I started work on a dungeon crawler in C# and I’ve already coded the level generation.
However, I’ve run into a problem. My level map is stored in a 32×32 multidimensional array, and each tile is stored as a string. All the tiles except for the following (all of these names are the variable names that represent that tile) (mongroveplant, tree, hjalaplant, vnosplant, barraplant, weedplant, naroplant, deathweedplant, venustrap, strangulator, statue, emptiness and stonewall) cannot be walked over.
These tiles (which can be walked over), which constitute a much longer list, are found here: Walkable Tiles. In each entry in the 32×32 multidimensional array, every entry is a string.
How do I create a pathfinding algorithm that avoids all the tiles listed above, but can go through all the tiles listed in the link? I am trying to go from the “start” tile to the “exitlevel” tile.
The first thing I would remove is the notion of string. Parsing string isn’t quick in term of a video game. What you want, is to have flags for each tiles (bitfields). In the end, you will love flags because you can combine them!
They can also be stored at a int, which take far less space. Speed and space, two amazing notions.
As for the path-finding algo, there’s plenty of them out-there. But basically, you have a start point, a end point, and you must find the quickest way between both. The idea is to check the nearest “nodes” and see if you get closer or not of your goal. Each time, you repeat the check with the new node.
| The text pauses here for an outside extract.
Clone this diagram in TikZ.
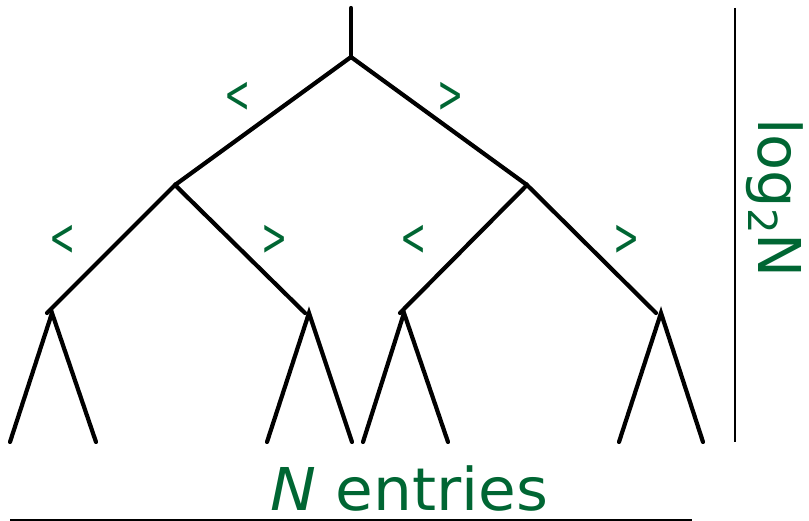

If you get trapped, you rewind to the nodes that still had available paths.
You have some nice basic algo :
http://en.wikipedia.org/wiki/Dijkstra%27s_algorithm
http://en.wikipedia.org/wiki/A*_search_algorithm
However, long range pathfinding is ALWAYS extremely costly. You will have to limit the pathfinding to a specific range around the origin. Parsing a whole 32×32 maze could take a lot of time to find the quickest route. In most case, when you are beyond a specific range, you move your NPC up to the closest point, then repeat the pathfinding when it reaches it, or while reaching it. The trick to pathfinding is to do it over many frames and never to try to process it all at once.